Dusty Baker's Postseason Agonies and His Hall of Fame Candidacy

Dusty Baker's face tells a lot of different stories, but there is only one it tells in October.

Disappointment. Deflating, soul-crushing, hopeless disappointment.

With Thursday night's National League Division Series defeat to the Chicago Cubs, the Washington Nationals have reinforced their place in the panoply of the capital's legacy of failure.

But Baker's agonies extend far further. His 3,500 games rank him 15th all-time, and only one manager above him, Gene Mauch, is not in the Hall of Fame. His 105 postseason games ranks seventh all-time, and his nine postseason appearances ranks sixth.
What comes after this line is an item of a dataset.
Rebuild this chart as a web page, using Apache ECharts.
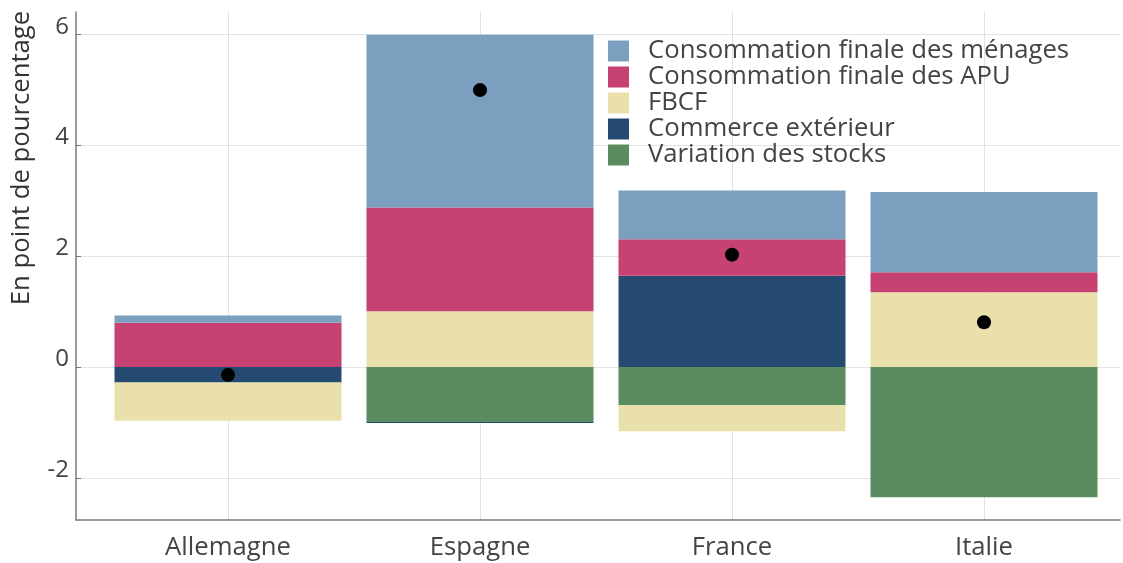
<!DOCTYPE html>
<html>
<head>
<meta charset="utf-8">
<script src="https://cdn.jsdelivr.net/npm/echarts@6/dist/echarts.min.js"></script>
<style>
  html, body { margin: 0; padding: 0; background: #fff; }
  #chart { width: 1123px; height: 563px; }
</style>
</head>
<body>
<div id="chart"></div>
<script>
// contributions à la croissance, en point de pourcentage
const pays = ['Allemagne', 'Espagne', 'France', 'Italie'];
const menages = [0.13, 3.12, 0.88, 1.45];
const apu = [0.80, 1.87, 0.66, 0.36];
const fbcf = [-0.69, 1.01, -0.47, 1.35];
const commerce = [-0.28, -0.02, 1.65, 0];
const stocks = [0, -0.99, -0.69, -2.35];
const pib = [-0.14, 5.0, 2.03, 0.81];

const yMin = -2.76;
const yMax = 6.41;
const font = '"Open Sans", "Noto Sans", sans-serif';
const gridColor = '#e2e2e2';
const axisColor = '#7a7a7a';
const bigText = 25.7;

function barSerie(name, data, color) {
  return {
    name: name,
    type: 'bar',
    xAxisIndex: 1,
    yAxisIndex: 1,
    stack: 'total',
    barWidth: 227,
    clip: false,
    data: data,
    itemStyle: { color: color }
  };
}

const chart = echarts.init(document.getElementById('chart'));
chart.setOption({
  animation: false,
  textStyle: { fontFamily: font },
  grid: [
    { left: 76, right: 3, top: 12, bottom: 43 },
    { left: 228, right: 139, top: 12, bottom: 43 }
  ],
  legend: {
    orient: 'vertical',
    left: 608,
    top: 38,
    padding: 0,
    itemWidth: 21,
    itemHeight: 21,
    itemGap: 0,
    icon: 'rect',
    data: ['Consommation finale des ménages', 'Consommation finale des APU', 'FBCF',
      'Commerce extérieur', 'Variation des stocks'],
    textStyle: { fontSize: bigText, lineHeight: 21, color: '#444', fontFamily: font,
      padding: [0, 0, 0, 14] }
  },
  xAxis: [
    {
      type: 'value', gridIndex: 0, min: 0, max: 1,
      axisLine: { show: true, onZero: false, lineStyle: { color: axisColor, width: 1.5 } },
      axisTick: { show: false },
      axisLabel: { show: false },
      splitLine: { show: false }
    },
    {
      type: 'category', gridIndex: 1, data: pays, boundaryGap: false,
      axisLine: { show: false },
      axisTick: { show: true, inside: true, length: 7, lineStyle: { color: axisColor } },
      axisLabel: { fontSize: bigText, color: '#444', margin: 15, fontFamily: font },
      splitLine: { show: true, lineStyle: { color: gridColor, width: 1 } }
    }
  ],
  yAxis: [
    {
      type: 'value', gridIndex: 0, min: yMin, max: yMax,
      axisLine: { show: true, lineStyle: { color: axisColor, width: 1.5 } },
      axisTick: { show: true, inside: true, length: 5, lineStyle: { color: axisColor } },
      axisLabel: { fontSize: 24, color: '#444', margin: 7, fontFamily: font,
        verticalAlign: 'bottom', lineHeight: 16,
        showMinLabel: false, showMaxLabel: false },
      splitLine: { show: true, showMinLine: false, showMaxLine: false,
        lineStyle: { color: gridColor, width: 1 } }
    },
    { type: 'value', gridIndex: 1, min: yMin, max: yMax, show: false }
  ],
  graphic: [{
    type: 'text',
    x: 22,
    y: 158,
    rotation: Math.PI / 2,
    style: {
      text: 'En point de pourcentage',
      fontSize: bigText,
      fontFamily: font,
      fill: '#333',
      align: 'center',
      verticalAlign: 'middle'
    }
  }],
  series: [
    barSerie('Variation des stocks', stocks, '#5b8c5f'),
    barSerie('Commerce extérieur', commerce, '#254a72'),
    barSerie('FBCF', fbcf, '#e9e0ab'),
    barSerie('Consommation finale des APU', apu, '#c64272'),
    barSerie('Consommation finale des ménages', menages, '#7ba0bf'),
    {
      name: 'PIB',
      type: 'scatter',
      xAxisIndex: 1,
      yAxisIndex: 1,
      symbolSize: 14,
      clip: false,
      z: 10,
      itemStyle: { color: '#000', opacity: 1 },
      data: pib
    }
  ]
});
</script>
</body>
</html>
But his postseason record of 44-61 and no World Series titles curse him. He has been on the mailed backhand of eight series losses in 11 tries (plus a play-in game loss in 2013), and been marked by the media-ocracy as an old-school players' manager who doesn't wrap himself in the comforting embrace of statistical analysis.

He is now Marv Levy and Don Nelson – the good manager who can't win the big one.

Only Levy and Nelson are in their respective halls of fame, and Baker probably won't be. Having no World Series titles (his bullpen dying in 2002 being as close as he ever got) dooms him as it has doomed Mauch, although Mauch made his reputation as a brilliant tactician with bad teams.

But even if you take Baker's worst metric – the postseason record – he still ranks in the 90th percentile of the 699 managers in the game's history, though even then there's the caveat of the 200 some-odd interim managers who you may choose not to count.

This is not to claim he should be in the Hall of Fame. This is to claim he should be discussed, if only to determine if reputations in the postseason are the only way managers are allowed to be evaluated. Because if that's the case, Dusty Baker's world-weary October face makes that conversation a very short one.